"Run round to the bowling green, Master Paul," says
she. "You'll find the doctor there, I think. Just tell
him that a patient is waiting for him."
She seems in these interviews to inspire them with a
kind of hushed feeling of awe, as if they had found their
way into some holy of holies. My own actual appearance
is quite an anti-climax after the introduction by Miss
Williams.
Another of her devices is to make appointments with
an extreme precision as to time, I being at the moment
worked to death (at a cricket match).
"Let us see!" says she, looking at the slate. "He
will be clear at seven minutes past eight this evening.

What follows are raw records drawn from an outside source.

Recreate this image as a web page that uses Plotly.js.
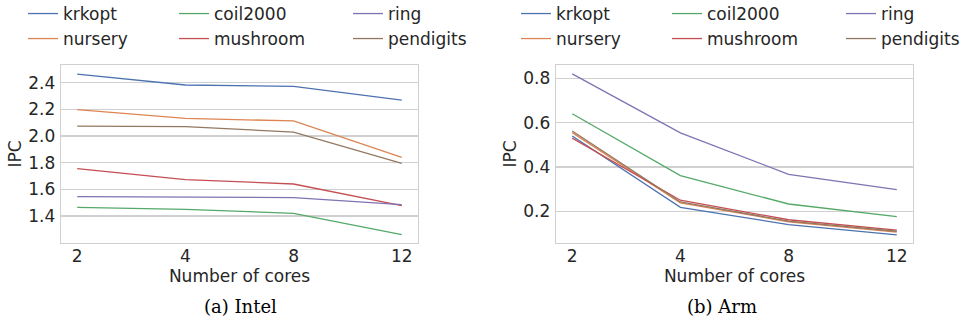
<!DOCTYPE html>
<html>
<head>
<meta charset="utf-8">
<script src="https://cdn.plot.ly/plotly-3.0.1.min.js"></script>
<style>html,body{margin:0;padding:0;background:#fff;}#chart{width:963px;height:322px;}</style>
</head>
<body>
<div id="chart"></div>
<script>
const cores = ['2', '4', '8', '12'];
const seriesNames = ['krkopt', 'nursery', 'coil2000', 'mushroom', 'ring', 'pendigits'];
const colors = ['#4C72B0', '#DD8452', '#55A868', '#C44E52', '#8172B3', '#937860'];

const intelKrkopt = [2.465, 2.383, 2.373, 2.27];
const intelNursery = [2.198, 2.133, 2.113, 1.84];
const intelCoil2000 = [1.465, 1.45, 1.42, 1.26];
const intelMushroom = [1.755, 1.673, 1.64, 1.478];
const intelRing = [1.545, 1.543, 1.538, 1.485];
const intelPendigits = [2.075, 2.07, 2.03, 1.795];

const armKrkopt = [0.54, 0.218, 0.14, 0.094];
const armNursery = [0.555, 0.238, 0.153, 0.106];
const armCoil2000 = [0.64, 0.361, 0.233, 0.176];
const armMushroom = [0.53, 0.25, 0.162, 0.115];
const armRing = [0.82, 0.554, 0.367, 0.298];
const armPendigits = [0.562, 0.242, 0.156, 0.11];

const intelTicks = [1.4, 1.6, 1.8, 2.0, 2.2, 2.4];
const armTicks = [0.2, 0.4, 0.6, 0.8];

const intelData = [intelKrkopt, intelNursery, intelCoil2000, intelMushroom, intelRing, intelPendigits];
const armData = [armKrkopt, armNursery, armCoil2000, armMushroom, armRing, armPendigits];

const entryWidths = [106, 106, 129, 129, 90, 90];
const textColor = '#262626';
const gridColor = '#d0d0d0';
const fontFam = 'DejaVu Sans, sans-serif';

const traces = [];
seriesNames.forEach((name, i) => {
  traces.push({
    type: 'scatter', mode: 'lines', x: cores, y: intelData[i], name: name,
    line: {color: colors[i], width: 1.3},
    xaxis: 'x', yaxis: 'y',
    legend: (i % 2 === 0) ? 'legend' : 'legend2',
    legendwidth: entryWidths[i]
  });
});
seriesNames.forEach((name, i) => {
  traces.push({
    type: 'scatter', mode: 'lines', x: cores, y: armData[i], name: name,
    line: {color: colors[i], width: 1.3},
    xaxis: 'x2', yaxis: 'y2',
    legend: (i % 2 === 0) ? 'legend3' : 'legend4',
    legendwidth: entryWidths[i]
  });
});

function xax(domain, anchor) {
  return {
    domain: domain, anchor: anchor, type: 'category',
    categoryorder: 'array', categoryarray: cores,
    range: [-0.15, 3.15], automargin: false,
    showgrid: false, zeroline: false,
    showline: true, mirror: true, linecolor: gridColor, linewidth: 1.3,
    ticks: '', ticklabelstandoff: -3,
    tickfont: {size: 17, color: textColor, family: fontFam},
    title: {text: 'Number of cores', font: {size: 17, color: textColor, family: fontFam}, standoff: 0},
    fixedrange: true
  };
}
function yax(range, ticks, anchor) {
  return {
    domain: [0.2453, 0.7981], anchor: anchor, automargin: false,
    range: range, tickmode: 'array', tickvals: ticks,
    ticktext: ticks.map(v => v.toFixed(1)),
    showgrid: true, gridcolor: gridColor, gridwidth: 1.1, zeroline: false,
    showline: true, mirror: true, linecolor: gridColor, linewidth: 1.3,
    ticks: '', ticklabelstandoff: 1,
    tickfont: {size: 17, color: textColor, family: fontFam},
    title: {text: 'IPC', font: {size: 17, color: textColor, family: fontFam}, standoff: 2},
    fixedrange: true
  };
}
function leg(xpx, ypx) {
  return {
    orientation: 'h', x: xpx / 963, y: 1 - ypx / 322, xanchor: 'left', yanchor: 'middle',
    font: {size: 17, color: textColor, family: fontFam},
    bgcolor: 'rgba(0,0,0,0)', borderwidth: 0, tracegroupgap: 0, itemclick: false
  };
}

const layout = {
  width: 963, height: 322,
  margin: {l: 0, r: 0, t: 0, b: 0, autoexpand: false},
  paper_bgcolor: '#ffffff', plot_bgcolor: '#ffffff',
  font: {family: fontFam, color: textColor},
  showlegend: true,
  xaxis: xax([61 / 963, 418 / 963], 'y'),
  yaxis: yax([1.197, 2.533], intelTicks, 'x'),
  xaxis2: xax([556 / 963, 913 / 963], 'y2'),
  yaxis2: yax([0.057, 0.86], armTicks, 'x2'),
  legend: leg(23, 14),
  legend2: leg(23, 39),
  legend3: leg(516, 14),
  legend4: leg(516, 39),
  annotations: [
    {text: '(a) Intel', xref: 'paper', yref: 'paper', x: 240 / 963, y: 1 - 306 / 322,
     xanchor: 'center', yanchor: 'middle', showarrow: false,
     font: {family: 'DejaVu Serif, serif', size: 18, color: '#000'}},
    {text: '(b) Arm', xref: 'paper', yref: 'paper', x: 722 / 963, y: 1 - 306 / 322,
     xanchor: 'center', yanchor: 'middle', showarrow: false,
     font: {family: 'DejaVu Serif, serif', size: 18, color: '#000'}}
  ]
};

Plotly.newPlot('chart', traces, layout, {displayModeBar: false, staticPlot: true});
</script>
</body>
</html>
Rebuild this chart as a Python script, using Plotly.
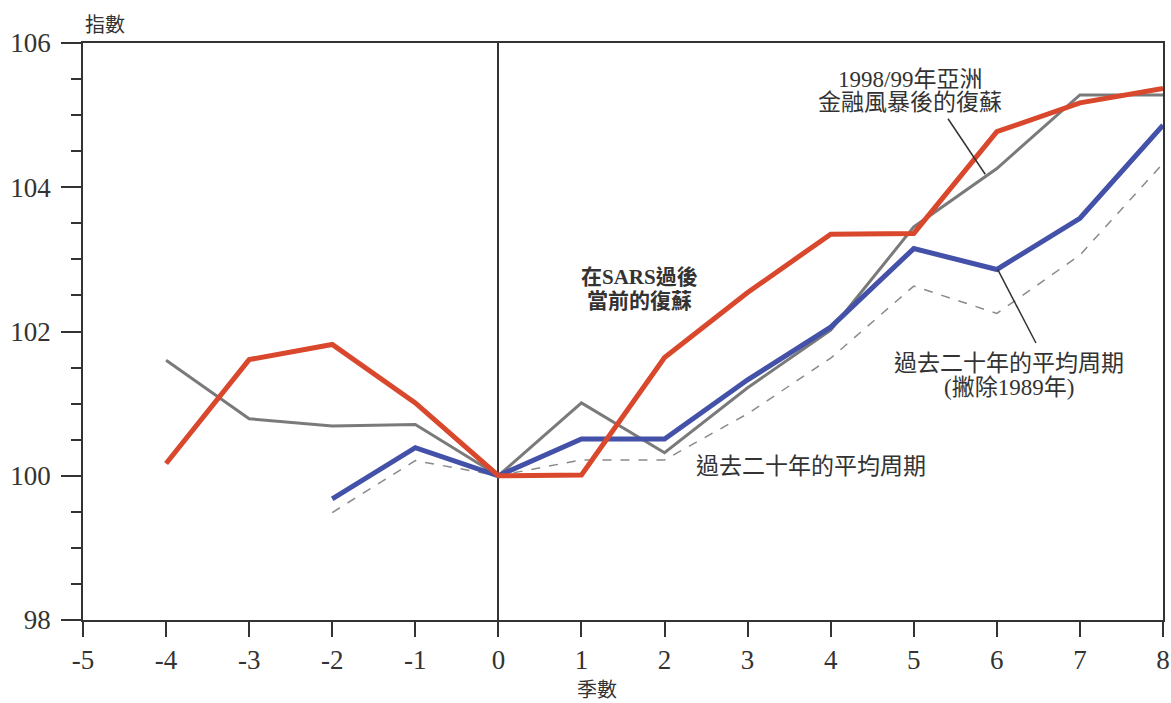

Yes, he could just manage it then. He has no one at all
from seven past to the quarter past"--and so at the
appointed hour I have my patient precipitating himself
into my room with the demeanour of the man who charges in
for his bowl of hot soup at a railway station. If he
knew that he is probably the only patient who has opened
my door that evening he would not be in such a hurry--or
think so much of my advice.
One curious patient has come my way who has been of
great service to me. She is a stately looking widow,
Turner by name, the most depressingly respectable figure,
as of Mrs. Grundy's older and less frivolous sister. She
lives in a tiny house, with one small servant to scale.
Well, every two months or so she quite suddenly goes on
a mad drink, which lasts for about a week.